Wij hebben allemaal op school geleerd dat achter de aanhef van een brief of een email een komma hoort te staan. Dus:

Geachte heer Jansen,


Het rare is dat de eerste zin van de rest van de brief met een hoofdletter dient te beginnen. Na de komma komt dus nu ineens een hoofdletter. Nergens anders in het Nederlands doen wij dat.

Het genootschap Onze Taal zegt er dit over:


De aanhef van een brief of e-mail eindigt met een komma. Toch begint de eerste zin van de eigenlijke boodschap niet met een kleine letter. Waarom niet?

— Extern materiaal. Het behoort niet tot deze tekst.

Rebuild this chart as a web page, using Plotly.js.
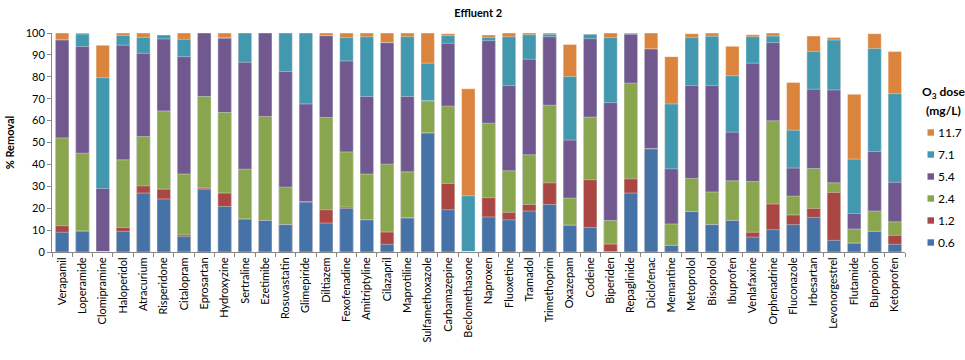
<!DOCTYPE html>
<html>
<head>
<meta charset="utf-8">
<script src="https://cdn.plot.ly/plotly-3.0.1.min.js"></script>
<style>html,body{margin:0;padding:0;background:#fff;}#chart{width:965px;height:360px;}</style>
</head>
<body>
<div id="chart"></div>
<script>
// Categories (pharmaceuticals)
const compounds = ["Verapamil","Loperamide","Clomipramine","Haloperidol","Atracurium","Risperidone","Citalopram","Eprosartan","Hydroxyzine","Sertraline","Ezetimibe","Rosuvastatin","Glimepiride","Diltiazem","Fexofenadine","Amitriptyline","Cilazapril","Maprotiline","Sulfamethoxazole","Carbamazepine","Beclomethasone","Naproxen","Fluoxetine","Tramadol","Trimethoprim","Oxazepam","Codeine","Biperiden","Repaglinide","Diclofenac","Memantine","Metoprolol","Bisoprolol","Ibuprofen","Venlafaxine","Orphenadrine","Fluconazole","Irbesartan","Levonorgestrel","Flutamide","Bupropion","Ketoprofen"];

// % removal at each O3 dose (mg/L)
const dose06  = [9.0,9.5,0,9.4,26.9,24.2,7.1,28.7,20.8,15.0,14.4,12.5,22.8,13.2,19.9,14.7,3.5,15.5,54.3,19.3,0,16.0,14.7,18.7,21.7,12.2,11.2,0,26.9,47.1,3.0,18.5,12.5,14.4,6.8,10.2,12.5,15.8,5.3,4.0,9.4,3.5];
const dose12  = [12.0,9.5,0,11.2,30.2,28.7,7.8,29.2,26.9,15.0,14.4,12.5,22.8,19.3,20.5,14.7,9.1,15.5,54.3,31.3,0,24.8,18.1,21.7,31.6,12.2,33.0,3.6,33.4,47.1,3.0,18.5,12.5,14.4,9.0,21.9,16.9,19.9,27.2,4.0,9.4,7.6];
const dose24  = [52.1,45.1,0,42.1,52.7,64.4,35.6,71.0,63.7,37.8,61.9,29.6,22.8,61.4,45.7,35.6,40.1,36.6,69.0,66.6,0,58.8,37.1,44.4,67.0,24.6,61.6,14.4,77.1,47.1,12.8,33.6,27.4,32.5,32.2,59.9,25.5,38.1,31.6,10.5,18.7,13.8];
const dose54  = [96.8,93.8,29.0,94.4,90.7,97.3,89.2,100,97.6,86.6,100,82.4,67.6,98.8,87.2,71.0,95.6,71.0,69.0,95.3,0,96.5,76.0,88.0,98.3,51.1,97.4,68.2,99.4,92.7,38.0,76.0,76.0,54.7,86.2,95.6,38.3,74.3,74.0,17.6,45.9,31.8];
const dose71  = [96.8,99.5,79.6,98.9,98.0,99.1,97.1,100,97.9,100,100,100,100,98.8,97.9,98.3,95.6,98.3,86.2,98.8,25.7,98.0,98.3,99.2,99.4,80.1,99.4,97.9,99.4,92.7,67.6,97.9,98.5,80.5,98.3,98.6,55.6,91.5,96.8,42.4,92.9,72.3];
const dose117 = [100,100,94.4,100,100,99.1,100,100,100,100,100,100,100,100,100,100,100,100,100,99.7,74.5,99.1,100,100,100,94.8,99.4,100,100,100,89.2,99.7,100,93.9,99.2,100,77.4,98.6,98.0,72.0,99.7,91.5];

const doseLabels = ["11.7","7.1","5.4","2.4","1.2","0.6"];
const doseSeries = [dose117, dose71, dose54, dose24, dose12, dose06];
const doseColors = ["#DB843D","#4198AF","#71588F","#89A54E","#AA4643","#4572A7"];

const fontFam = "Lato, 'Open Sans', 'Liberation Sans', sans-serif";

const traces = doseSeries.map((vals, i) => ({
  type: "bar",
  name: doseLabels[i],
  x: compounds,
  y: vals,
  showlegend: false,
  marker: {color: doseColors[i], line: {color: "rgba(255,255,255,0.55)", width: 0.7}},
  hoverinfo: "x+y+name"
}));

// plot-area geometry in pixels (used only to place the legend)
const plotL = 52, plotR = 905, plotT = 33, plotB = 252;
const px2x = p => (p - plotL) / (plotR - plotL);
const px2y = p => (plotB - p) / (plotB - plotT);

// legend: small square keys + labels
const keyShapes = doseColors.map((c, i) => {
  const yc = 132.5 + 22 * i;
  return {type: "rect", xref: "paper", yref: "paper", layer: "above", opacity: 1,
          x0: px2x(927.5), x1: px2x(934), y0: px2y(yc + 3.2), y1: px2y(yc - 3.2),
          fillcolor: c, line: {width: 0}};
});
const keyLabels = doseLabels.map((lab, i) => ({
  xref: "paper", yref: "paper", x: px2x(936), y: px2y(132.5 + 22 * i),
  xanchor: "left", yanchor: "middle", showarrow: false,
  text: lab, font: {size: 12, family: fontFam, color: "#000"}
}));

const layout = {
  width: 965, height: 360,
  margin: {l: plotL, r: 965 - plotR, t: plotT, b: 360 - plotB},
  paper_bgcolor: "#fff", plot_bgcolor: "#fff",
  barmode: "overlay",
  bargap: 0.34,
  showlegend: false,
  font: {family: fontFam, size: 11, color: "#000"},
  title: {text: "<b>Effluent 2</b>", x: 0.4955, xanchor: "center", y: 0.975, yanchor: "top", font: {size: 11, family: fontFam, color: "#000"}},
  xaxis: {
    type: "category",
    range: [-0.5, compounds.length - 0.5],
    tickangle: -90,
    showline: true, linecolor: "#868686", linewidth: 1,
    ticks: "outside", tickson: "boundaries", ticklen: 4, tickcolor: "#868686",
    showgrid: false, zeroline: false,
    tickfont: {size: 11, family: fontFam, color: "#000"},
    fixedrange: true
  },
  yaxis: {
    range: [0, 100], dtick: 10, tick0: 0,
    showline: true, linecolor: "#868686", linewidth: 1,
    ticks: "outside", ticklen: 4, tickcolor: "#868686",
    showgrid: false, zeroline: false,
    tickfont: {size: 11, family: fontFam, color: "#000"},
    title: {text: "<b>% Removal</b>", font: {size: 11, family: fontFam, color: "#000"}, standoff: 8},
    fixedrange: true
  },
  shapes: keyShapes,
  annotations: [
    {xref: "paper", yref: "paper", x: px2x(943), y: px2y(92), xanchor: "center", yanchor: "middle", showarrow: false,
     text: "<b>O<sub>3</sub> dose</b>", font: {size: 12, family: fontFam, color: "#000"}},
    {xref: "paper", yref: "paper", x: px2x(943), y: px2y(110), xanchor: "center", yanchor: "middle", showarrow: false,
     text: "<b>(mg/L)</b>", font: {size: 12, family: fontFam, color: "#000"}}
  ].concat(keyLabels)
};

Plotly.newPlot("chart", traces, layout, {displayModeBar: false, staticPlot: true});
</script>
</body>
</html>
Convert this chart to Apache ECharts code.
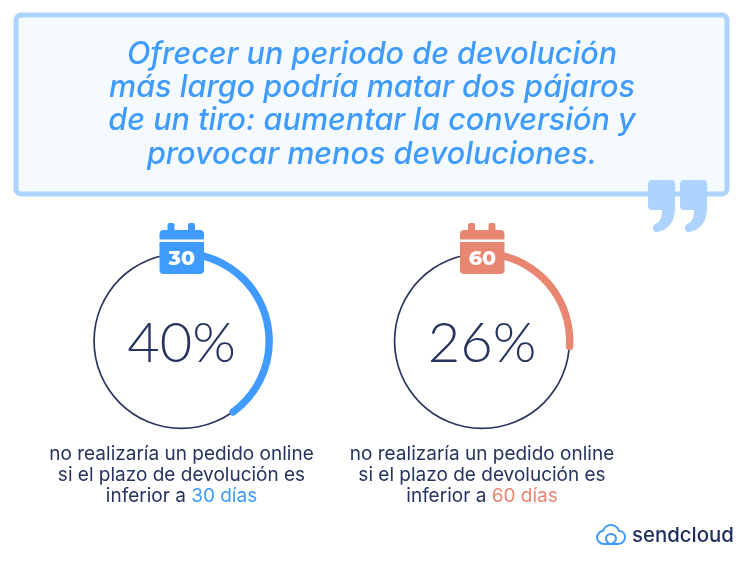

Vroeger was het gebruikelijk om de eerste zin van een brief met een kleine letter te beginnen. De redenering hiervoor was: de zin is eigenlijk begonnen bij de aanhef (bijvoorbeeld 'Geachte heer Bussink,') en het vervolg van die zin (ná de komma) begint daarom met een kleine letter; de zin wordt dus voortgezet.

Tegenwoordig beschouwen we de aanhef van een brief niet als onderdeel van de eerste zin, maar als afzonderlijk element van de brief. Volgens de huidige briefconventies beginnen we de eerste zin dan ook met een hoofdletter, ook al eindigt de aanhef op een komma.

Dat is geen antwoord op de vraag 'waarom niet'. Als de aanhef een afzonderlijk element van de brief is moet er dus geen komma, maar een punt staan. Daarna volgt in dat geval logischerwijs een hoofdletter. De woorden 'dan ook' zijn dan ook volkomen misplaatst. Dit is 'dan ook' geen verklaring, maar een vaststelling. Beter was geweest als Onze Taal had gezegd: hoe wonderlijk ook, maar wij hebben nu eenmaal afgesproken het zo te doen.

Ik besloot eerst om het weer 'als vroeger' te doen: een komma achter de aanhef en de eerste regel van de brief te beginnen met een kleine letter. 

Echter, beter en logischer vind ik om na de aanhef 'Beste Peter' een punt te zetten en de feitelijke brief te beginnen met een hoofdletter. En zo ga ik het dus doen voortaan. Het is een keuze, dat is duidelijk, maar het lullige onzin verhaal van 'Onze Taal' stuit me zo tegen de borst dat ik nu dan toch maar mijn eigen keuze maak. Aanhef, punt. Nieuwe regel: dus hoofdletter. Punt uit!